-------- LISTED RECORDS --------

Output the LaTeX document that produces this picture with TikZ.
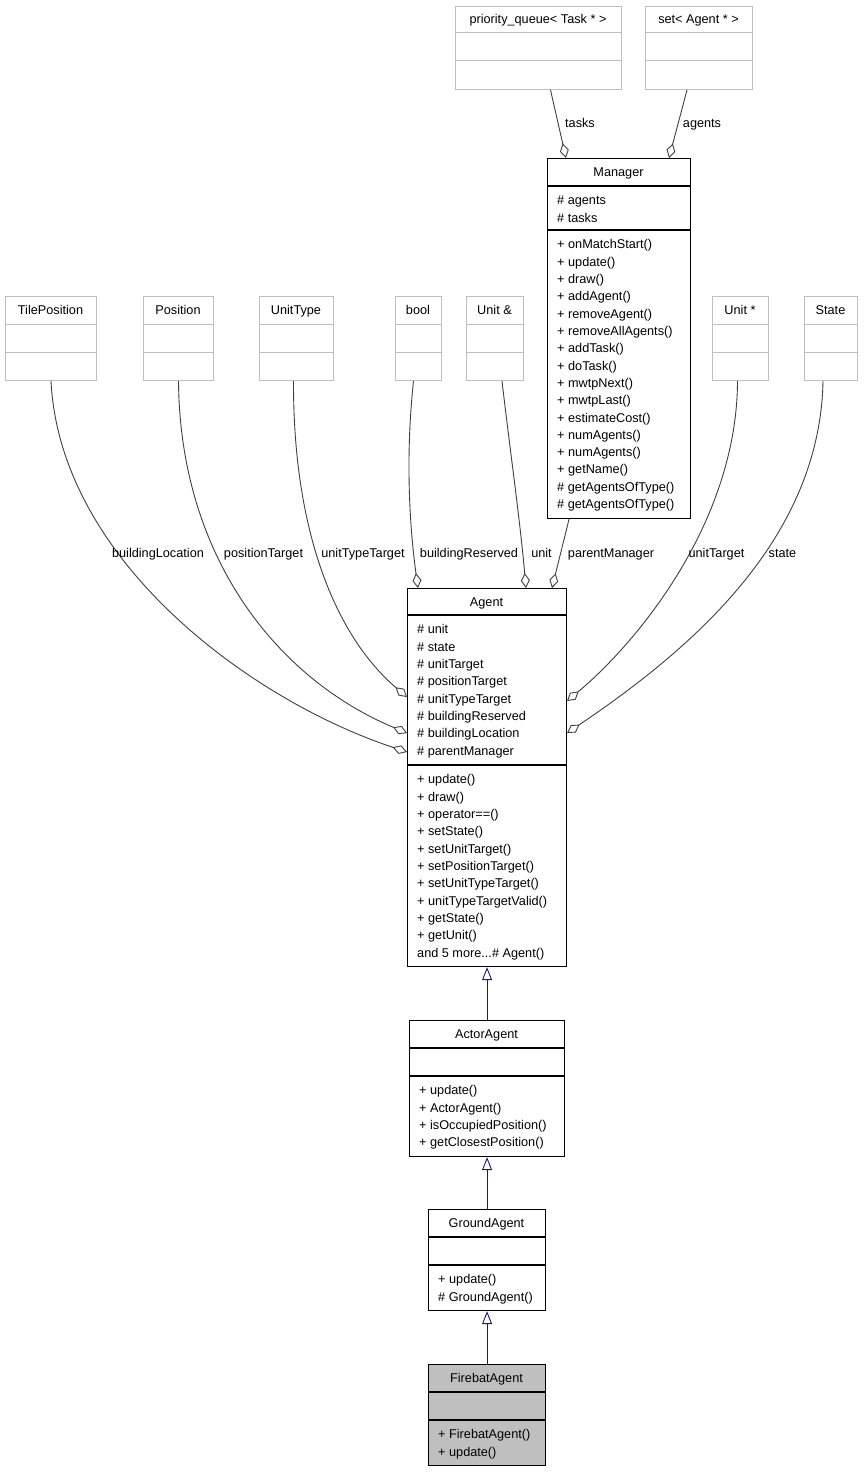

--------
-------- LISTED RECORDS --------

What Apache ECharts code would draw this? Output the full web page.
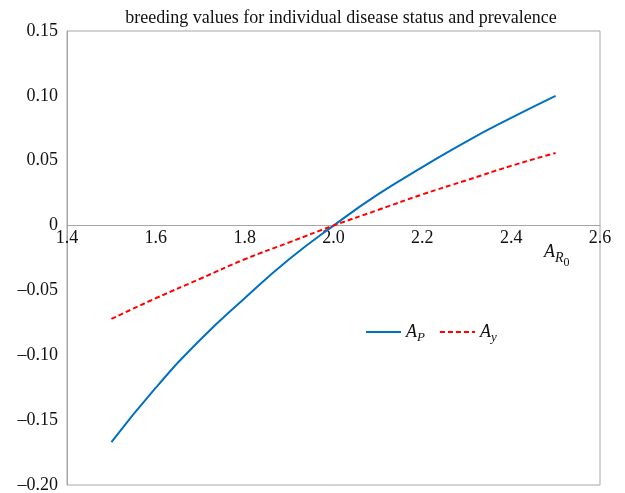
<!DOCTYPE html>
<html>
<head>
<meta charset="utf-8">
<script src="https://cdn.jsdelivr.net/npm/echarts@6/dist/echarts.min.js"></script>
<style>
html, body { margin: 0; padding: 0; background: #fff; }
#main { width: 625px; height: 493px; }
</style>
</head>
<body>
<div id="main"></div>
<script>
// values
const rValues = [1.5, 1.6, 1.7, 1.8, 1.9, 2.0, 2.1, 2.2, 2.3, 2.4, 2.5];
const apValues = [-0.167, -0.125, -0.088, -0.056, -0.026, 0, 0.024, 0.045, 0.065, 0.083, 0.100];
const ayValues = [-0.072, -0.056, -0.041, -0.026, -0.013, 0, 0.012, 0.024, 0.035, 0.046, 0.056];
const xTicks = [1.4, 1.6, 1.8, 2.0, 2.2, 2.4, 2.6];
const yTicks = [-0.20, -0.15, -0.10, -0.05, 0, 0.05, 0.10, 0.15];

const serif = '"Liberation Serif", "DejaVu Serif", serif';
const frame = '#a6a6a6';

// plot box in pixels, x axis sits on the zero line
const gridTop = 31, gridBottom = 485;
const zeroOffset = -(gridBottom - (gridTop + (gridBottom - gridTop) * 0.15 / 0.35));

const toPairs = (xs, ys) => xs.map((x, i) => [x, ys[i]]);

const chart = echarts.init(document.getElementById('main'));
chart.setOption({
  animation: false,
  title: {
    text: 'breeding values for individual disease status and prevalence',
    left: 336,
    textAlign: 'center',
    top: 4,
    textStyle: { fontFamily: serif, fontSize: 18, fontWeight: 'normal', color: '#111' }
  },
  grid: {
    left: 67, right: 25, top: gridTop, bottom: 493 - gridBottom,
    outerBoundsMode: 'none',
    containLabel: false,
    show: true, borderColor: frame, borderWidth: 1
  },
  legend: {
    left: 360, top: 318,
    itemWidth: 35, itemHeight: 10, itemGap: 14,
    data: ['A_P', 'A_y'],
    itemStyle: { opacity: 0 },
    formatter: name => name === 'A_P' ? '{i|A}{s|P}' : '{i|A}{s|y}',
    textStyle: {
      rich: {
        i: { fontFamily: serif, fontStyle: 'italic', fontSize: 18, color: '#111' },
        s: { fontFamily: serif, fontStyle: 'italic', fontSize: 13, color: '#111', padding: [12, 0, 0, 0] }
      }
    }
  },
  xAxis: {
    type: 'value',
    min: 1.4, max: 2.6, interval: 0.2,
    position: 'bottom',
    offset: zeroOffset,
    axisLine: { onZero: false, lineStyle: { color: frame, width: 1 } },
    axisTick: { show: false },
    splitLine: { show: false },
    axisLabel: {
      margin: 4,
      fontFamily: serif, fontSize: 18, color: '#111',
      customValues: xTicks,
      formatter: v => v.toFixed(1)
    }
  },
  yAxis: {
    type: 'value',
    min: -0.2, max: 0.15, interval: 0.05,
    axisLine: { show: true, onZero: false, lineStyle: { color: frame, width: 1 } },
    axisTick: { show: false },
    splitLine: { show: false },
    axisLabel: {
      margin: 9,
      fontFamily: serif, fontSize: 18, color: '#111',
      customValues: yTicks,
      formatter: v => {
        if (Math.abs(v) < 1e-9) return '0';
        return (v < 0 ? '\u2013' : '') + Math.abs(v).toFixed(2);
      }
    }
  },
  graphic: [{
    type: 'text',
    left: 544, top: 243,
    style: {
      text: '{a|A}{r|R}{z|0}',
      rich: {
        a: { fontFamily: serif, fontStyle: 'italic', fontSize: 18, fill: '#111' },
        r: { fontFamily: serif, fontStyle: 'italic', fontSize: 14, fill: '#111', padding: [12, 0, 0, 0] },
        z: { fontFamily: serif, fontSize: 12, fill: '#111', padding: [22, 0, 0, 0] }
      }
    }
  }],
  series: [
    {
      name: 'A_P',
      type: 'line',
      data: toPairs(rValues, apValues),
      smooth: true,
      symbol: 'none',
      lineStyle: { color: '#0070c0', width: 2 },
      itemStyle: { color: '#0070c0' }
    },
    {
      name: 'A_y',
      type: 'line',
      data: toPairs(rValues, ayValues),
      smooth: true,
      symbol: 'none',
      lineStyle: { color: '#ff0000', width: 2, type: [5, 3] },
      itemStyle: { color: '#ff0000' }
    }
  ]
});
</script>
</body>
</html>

--------

**EXERCISE**
Show the lines that mention the word "picture".

**OUTPUT BELOW**
Output the LaTeX document that produces this picture with TikZ.

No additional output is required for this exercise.